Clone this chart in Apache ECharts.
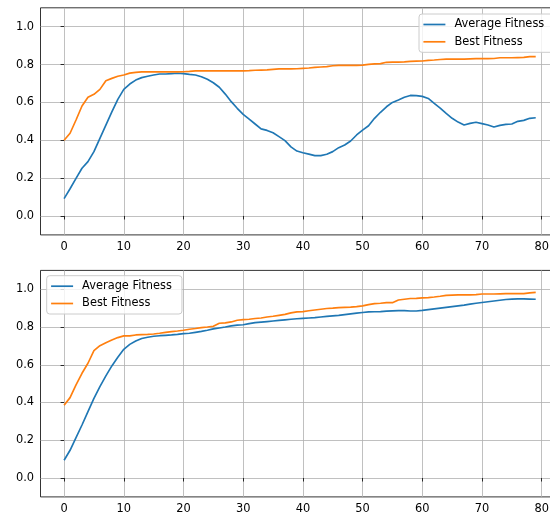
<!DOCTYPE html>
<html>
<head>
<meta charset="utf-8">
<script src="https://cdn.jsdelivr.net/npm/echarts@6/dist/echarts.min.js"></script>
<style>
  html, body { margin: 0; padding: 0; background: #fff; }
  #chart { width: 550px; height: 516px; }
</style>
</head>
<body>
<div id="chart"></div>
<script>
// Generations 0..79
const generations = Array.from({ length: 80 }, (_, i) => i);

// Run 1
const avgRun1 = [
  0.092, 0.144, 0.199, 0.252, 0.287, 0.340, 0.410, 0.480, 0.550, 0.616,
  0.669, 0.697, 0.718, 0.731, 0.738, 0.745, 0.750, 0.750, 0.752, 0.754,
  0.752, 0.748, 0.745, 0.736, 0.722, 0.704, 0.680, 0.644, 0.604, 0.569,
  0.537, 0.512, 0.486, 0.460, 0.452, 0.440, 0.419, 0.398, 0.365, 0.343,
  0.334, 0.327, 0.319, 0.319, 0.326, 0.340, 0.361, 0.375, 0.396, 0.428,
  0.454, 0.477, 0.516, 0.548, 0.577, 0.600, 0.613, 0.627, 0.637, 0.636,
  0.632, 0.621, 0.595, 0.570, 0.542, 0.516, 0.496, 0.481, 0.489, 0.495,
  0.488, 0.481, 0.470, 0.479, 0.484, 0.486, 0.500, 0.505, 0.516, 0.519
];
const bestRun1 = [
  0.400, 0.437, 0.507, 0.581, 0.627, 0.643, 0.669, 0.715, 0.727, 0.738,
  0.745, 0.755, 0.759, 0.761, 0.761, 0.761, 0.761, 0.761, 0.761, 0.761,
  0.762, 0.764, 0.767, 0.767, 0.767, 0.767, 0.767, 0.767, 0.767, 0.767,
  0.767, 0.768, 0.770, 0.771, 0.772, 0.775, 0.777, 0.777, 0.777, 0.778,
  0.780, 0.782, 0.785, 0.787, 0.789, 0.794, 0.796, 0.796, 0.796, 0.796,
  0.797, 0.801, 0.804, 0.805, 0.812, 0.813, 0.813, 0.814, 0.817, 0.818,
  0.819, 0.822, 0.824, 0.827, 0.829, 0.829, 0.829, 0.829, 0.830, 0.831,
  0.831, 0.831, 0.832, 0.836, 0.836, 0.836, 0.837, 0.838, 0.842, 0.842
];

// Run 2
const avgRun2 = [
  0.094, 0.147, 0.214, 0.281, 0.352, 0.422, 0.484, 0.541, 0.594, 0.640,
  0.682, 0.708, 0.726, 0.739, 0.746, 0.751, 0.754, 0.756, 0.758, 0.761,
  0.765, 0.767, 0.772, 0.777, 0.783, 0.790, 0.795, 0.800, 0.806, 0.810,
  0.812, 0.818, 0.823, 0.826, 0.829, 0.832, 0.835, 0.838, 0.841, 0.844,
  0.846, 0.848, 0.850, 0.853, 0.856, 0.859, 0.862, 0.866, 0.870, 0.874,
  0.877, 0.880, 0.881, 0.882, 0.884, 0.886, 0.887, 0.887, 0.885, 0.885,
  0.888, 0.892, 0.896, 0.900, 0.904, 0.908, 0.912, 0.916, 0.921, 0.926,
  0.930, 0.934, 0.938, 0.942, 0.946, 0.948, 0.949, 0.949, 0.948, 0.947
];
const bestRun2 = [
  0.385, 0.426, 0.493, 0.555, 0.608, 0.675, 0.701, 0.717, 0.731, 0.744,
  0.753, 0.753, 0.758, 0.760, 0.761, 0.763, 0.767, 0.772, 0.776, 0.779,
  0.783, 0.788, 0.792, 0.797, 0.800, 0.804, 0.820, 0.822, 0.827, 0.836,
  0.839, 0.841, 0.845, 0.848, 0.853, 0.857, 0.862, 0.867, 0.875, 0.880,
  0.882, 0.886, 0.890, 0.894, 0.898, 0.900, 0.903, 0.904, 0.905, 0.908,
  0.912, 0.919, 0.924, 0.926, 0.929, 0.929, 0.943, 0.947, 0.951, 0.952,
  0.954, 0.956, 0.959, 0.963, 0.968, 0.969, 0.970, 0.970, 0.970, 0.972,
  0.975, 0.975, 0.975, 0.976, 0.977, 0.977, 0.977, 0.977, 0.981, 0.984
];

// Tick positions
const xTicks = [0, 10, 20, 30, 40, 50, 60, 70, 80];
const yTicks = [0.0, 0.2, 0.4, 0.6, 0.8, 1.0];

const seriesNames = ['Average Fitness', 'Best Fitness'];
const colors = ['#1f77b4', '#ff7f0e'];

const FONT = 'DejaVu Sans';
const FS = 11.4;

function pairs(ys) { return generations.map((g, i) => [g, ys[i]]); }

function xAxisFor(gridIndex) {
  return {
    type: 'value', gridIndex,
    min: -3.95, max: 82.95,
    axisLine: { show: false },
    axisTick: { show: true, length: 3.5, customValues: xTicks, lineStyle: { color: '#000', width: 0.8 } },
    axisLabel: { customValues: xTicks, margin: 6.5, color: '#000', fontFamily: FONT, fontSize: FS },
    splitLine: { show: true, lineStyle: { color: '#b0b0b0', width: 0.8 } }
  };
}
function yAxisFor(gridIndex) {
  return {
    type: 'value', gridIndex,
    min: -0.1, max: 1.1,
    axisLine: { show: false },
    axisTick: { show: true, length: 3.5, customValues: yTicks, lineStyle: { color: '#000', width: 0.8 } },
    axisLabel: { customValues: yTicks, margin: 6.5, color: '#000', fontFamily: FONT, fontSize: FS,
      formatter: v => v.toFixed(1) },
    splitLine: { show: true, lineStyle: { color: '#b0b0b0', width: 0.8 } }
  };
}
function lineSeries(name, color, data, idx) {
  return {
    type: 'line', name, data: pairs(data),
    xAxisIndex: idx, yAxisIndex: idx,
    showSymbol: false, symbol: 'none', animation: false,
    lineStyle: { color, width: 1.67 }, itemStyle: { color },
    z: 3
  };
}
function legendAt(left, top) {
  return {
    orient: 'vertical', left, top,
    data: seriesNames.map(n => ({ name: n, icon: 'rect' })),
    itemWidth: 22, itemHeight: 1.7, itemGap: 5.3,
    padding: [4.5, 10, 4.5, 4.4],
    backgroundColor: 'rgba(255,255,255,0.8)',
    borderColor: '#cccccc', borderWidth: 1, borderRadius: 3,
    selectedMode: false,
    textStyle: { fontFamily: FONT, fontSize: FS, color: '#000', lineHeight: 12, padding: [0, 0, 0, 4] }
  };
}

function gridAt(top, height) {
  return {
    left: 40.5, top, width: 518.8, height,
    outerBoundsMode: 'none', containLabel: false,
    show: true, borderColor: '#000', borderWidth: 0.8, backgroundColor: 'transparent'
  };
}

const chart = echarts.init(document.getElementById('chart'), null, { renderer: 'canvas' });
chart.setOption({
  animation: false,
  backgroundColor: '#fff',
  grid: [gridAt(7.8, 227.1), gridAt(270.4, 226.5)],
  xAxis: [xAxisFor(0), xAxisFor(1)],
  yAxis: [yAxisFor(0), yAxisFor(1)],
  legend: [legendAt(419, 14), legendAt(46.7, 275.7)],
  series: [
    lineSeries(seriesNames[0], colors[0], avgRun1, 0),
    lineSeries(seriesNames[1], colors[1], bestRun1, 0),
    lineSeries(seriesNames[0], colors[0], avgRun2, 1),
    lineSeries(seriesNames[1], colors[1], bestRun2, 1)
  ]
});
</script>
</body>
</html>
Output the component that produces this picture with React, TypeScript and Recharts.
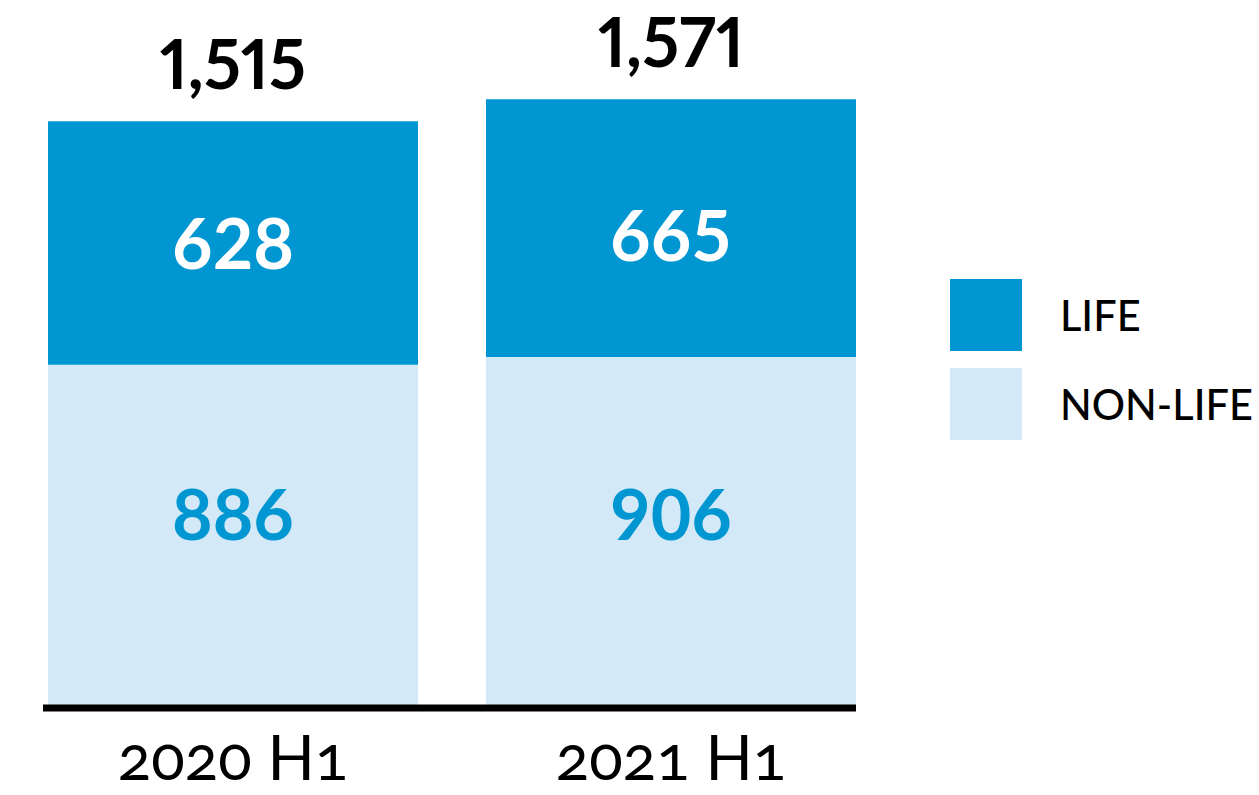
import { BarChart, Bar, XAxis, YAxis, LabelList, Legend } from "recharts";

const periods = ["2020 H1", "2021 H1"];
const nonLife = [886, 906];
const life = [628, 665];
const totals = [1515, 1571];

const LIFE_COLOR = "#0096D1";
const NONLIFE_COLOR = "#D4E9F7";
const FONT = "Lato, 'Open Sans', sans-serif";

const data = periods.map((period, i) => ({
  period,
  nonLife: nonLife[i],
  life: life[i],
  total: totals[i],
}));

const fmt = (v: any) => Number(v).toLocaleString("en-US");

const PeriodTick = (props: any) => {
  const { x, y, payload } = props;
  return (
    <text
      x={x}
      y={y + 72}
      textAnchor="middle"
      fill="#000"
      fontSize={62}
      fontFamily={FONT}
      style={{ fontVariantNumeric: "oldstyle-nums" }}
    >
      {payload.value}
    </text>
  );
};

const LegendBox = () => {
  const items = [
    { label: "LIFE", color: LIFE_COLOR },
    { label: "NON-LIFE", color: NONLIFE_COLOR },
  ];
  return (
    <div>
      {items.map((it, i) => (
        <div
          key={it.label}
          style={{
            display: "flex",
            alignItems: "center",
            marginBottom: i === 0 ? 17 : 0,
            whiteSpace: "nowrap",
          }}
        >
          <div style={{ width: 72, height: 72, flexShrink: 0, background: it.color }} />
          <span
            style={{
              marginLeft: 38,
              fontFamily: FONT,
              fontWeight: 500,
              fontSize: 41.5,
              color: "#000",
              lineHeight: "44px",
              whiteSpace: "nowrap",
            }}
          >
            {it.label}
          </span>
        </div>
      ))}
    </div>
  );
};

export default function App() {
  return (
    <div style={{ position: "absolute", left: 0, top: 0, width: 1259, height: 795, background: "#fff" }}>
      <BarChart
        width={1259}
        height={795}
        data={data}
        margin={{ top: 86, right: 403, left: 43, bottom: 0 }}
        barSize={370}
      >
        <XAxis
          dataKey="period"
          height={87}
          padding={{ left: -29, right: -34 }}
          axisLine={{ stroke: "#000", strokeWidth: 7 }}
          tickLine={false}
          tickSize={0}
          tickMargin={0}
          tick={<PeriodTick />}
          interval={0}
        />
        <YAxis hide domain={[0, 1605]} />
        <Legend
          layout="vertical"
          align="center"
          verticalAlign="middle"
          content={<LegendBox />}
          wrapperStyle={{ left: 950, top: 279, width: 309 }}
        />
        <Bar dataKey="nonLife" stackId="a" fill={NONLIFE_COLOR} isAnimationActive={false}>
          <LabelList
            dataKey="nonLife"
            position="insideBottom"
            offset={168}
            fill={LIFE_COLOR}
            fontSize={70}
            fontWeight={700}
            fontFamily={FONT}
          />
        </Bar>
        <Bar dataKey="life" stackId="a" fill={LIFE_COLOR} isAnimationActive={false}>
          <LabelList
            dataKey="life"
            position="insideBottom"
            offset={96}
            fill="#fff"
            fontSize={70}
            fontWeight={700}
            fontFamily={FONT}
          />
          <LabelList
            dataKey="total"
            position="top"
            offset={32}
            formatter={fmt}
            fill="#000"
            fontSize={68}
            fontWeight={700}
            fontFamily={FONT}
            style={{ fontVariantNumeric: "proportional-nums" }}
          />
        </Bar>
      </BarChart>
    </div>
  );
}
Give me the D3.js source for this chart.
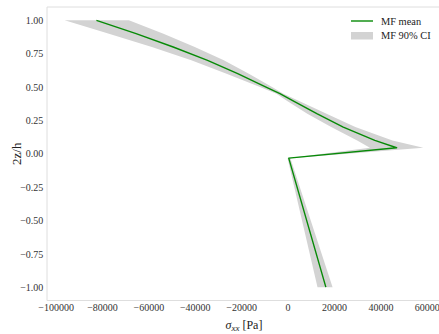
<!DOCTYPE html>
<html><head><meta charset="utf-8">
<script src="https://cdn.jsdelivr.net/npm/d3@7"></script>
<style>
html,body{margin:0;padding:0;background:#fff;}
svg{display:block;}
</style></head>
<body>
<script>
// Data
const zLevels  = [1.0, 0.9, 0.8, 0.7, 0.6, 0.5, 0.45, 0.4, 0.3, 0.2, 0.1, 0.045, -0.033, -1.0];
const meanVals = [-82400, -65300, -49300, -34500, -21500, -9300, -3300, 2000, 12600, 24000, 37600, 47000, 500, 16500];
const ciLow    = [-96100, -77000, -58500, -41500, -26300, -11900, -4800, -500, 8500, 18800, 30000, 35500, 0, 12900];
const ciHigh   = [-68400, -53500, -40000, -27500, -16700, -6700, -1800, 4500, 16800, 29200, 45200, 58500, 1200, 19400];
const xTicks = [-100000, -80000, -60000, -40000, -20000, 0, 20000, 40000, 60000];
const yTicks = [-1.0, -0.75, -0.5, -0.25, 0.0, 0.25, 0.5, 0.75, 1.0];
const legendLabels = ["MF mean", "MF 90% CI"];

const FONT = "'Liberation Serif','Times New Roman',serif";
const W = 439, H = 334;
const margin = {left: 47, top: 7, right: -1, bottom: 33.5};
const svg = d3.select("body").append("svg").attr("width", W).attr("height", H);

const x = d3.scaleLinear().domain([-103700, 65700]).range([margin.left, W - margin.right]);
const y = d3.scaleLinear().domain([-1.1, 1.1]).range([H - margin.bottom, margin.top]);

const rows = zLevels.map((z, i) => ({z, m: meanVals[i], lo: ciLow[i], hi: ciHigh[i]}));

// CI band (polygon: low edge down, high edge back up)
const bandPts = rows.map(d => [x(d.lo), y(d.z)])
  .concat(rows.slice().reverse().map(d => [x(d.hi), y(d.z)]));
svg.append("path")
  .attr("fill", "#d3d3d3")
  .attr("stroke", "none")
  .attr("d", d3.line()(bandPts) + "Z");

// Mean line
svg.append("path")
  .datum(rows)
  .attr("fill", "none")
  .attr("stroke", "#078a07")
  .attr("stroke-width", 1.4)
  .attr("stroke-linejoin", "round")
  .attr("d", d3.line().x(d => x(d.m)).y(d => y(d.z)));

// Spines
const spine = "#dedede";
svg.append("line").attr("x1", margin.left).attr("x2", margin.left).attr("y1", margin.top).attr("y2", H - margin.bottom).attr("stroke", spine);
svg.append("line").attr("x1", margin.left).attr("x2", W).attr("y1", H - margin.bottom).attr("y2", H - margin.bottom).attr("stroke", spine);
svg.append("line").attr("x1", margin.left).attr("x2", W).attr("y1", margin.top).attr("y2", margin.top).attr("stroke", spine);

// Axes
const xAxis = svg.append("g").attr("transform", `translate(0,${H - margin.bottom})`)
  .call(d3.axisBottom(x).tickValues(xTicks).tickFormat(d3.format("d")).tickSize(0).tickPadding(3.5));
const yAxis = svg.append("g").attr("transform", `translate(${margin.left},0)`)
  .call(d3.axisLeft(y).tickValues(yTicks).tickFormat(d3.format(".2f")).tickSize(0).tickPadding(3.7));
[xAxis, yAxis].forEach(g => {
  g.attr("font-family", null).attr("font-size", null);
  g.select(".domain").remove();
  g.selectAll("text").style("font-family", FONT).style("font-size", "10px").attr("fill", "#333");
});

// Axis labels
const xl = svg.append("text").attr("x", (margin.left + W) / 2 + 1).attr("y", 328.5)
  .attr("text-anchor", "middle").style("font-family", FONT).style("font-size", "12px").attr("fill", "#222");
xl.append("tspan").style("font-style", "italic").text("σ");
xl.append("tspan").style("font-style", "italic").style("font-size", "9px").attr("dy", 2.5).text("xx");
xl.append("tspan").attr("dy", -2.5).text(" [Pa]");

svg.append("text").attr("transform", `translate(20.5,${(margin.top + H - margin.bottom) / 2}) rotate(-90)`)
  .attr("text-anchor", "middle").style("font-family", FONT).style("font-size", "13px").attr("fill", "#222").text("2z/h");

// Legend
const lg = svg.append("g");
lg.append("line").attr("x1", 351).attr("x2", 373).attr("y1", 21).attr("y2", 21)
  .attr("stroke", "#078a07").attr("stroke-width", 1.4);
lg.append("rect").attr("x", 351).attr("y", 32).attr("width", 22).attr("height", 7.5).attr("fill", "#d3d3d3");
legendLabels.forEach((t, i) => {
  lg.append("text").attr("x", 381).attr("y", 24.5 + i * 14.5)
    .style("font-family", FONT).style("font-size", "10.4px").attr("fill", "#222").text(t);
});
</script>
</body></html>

[REQUIRED WORK]: Your task is to retype exactly the lines from the one containing "Output the component" through the one containing "const fmt = (v: any)", leaving every picture out.

[WRITTEN ANSWER]:
Output the component that produces this picture with React, TypeScript and Recharts.
import { BarChart, Bar, XAxis, YAxis, LabelList, Legend } from "recharts";

const periods = ["2020 H1", "2021 H1"];
const nonLife = [886, 906];
const life = [628, 665];
const totals = [1515, 1571];

const LIFE_COLOR = "#0096D1";
const NONLIFE_COLOR = "#D4E9F7";
const FONT = "Lato, 'Open Sans', sans-serif";

const data = periods.map((period, i) => ({
  period,
  nonLife: nonLife[i],
  life: life[i],
  total: totals[i],
}));

const fmt = (v: any) => Number(v).toLocaleString("en-US");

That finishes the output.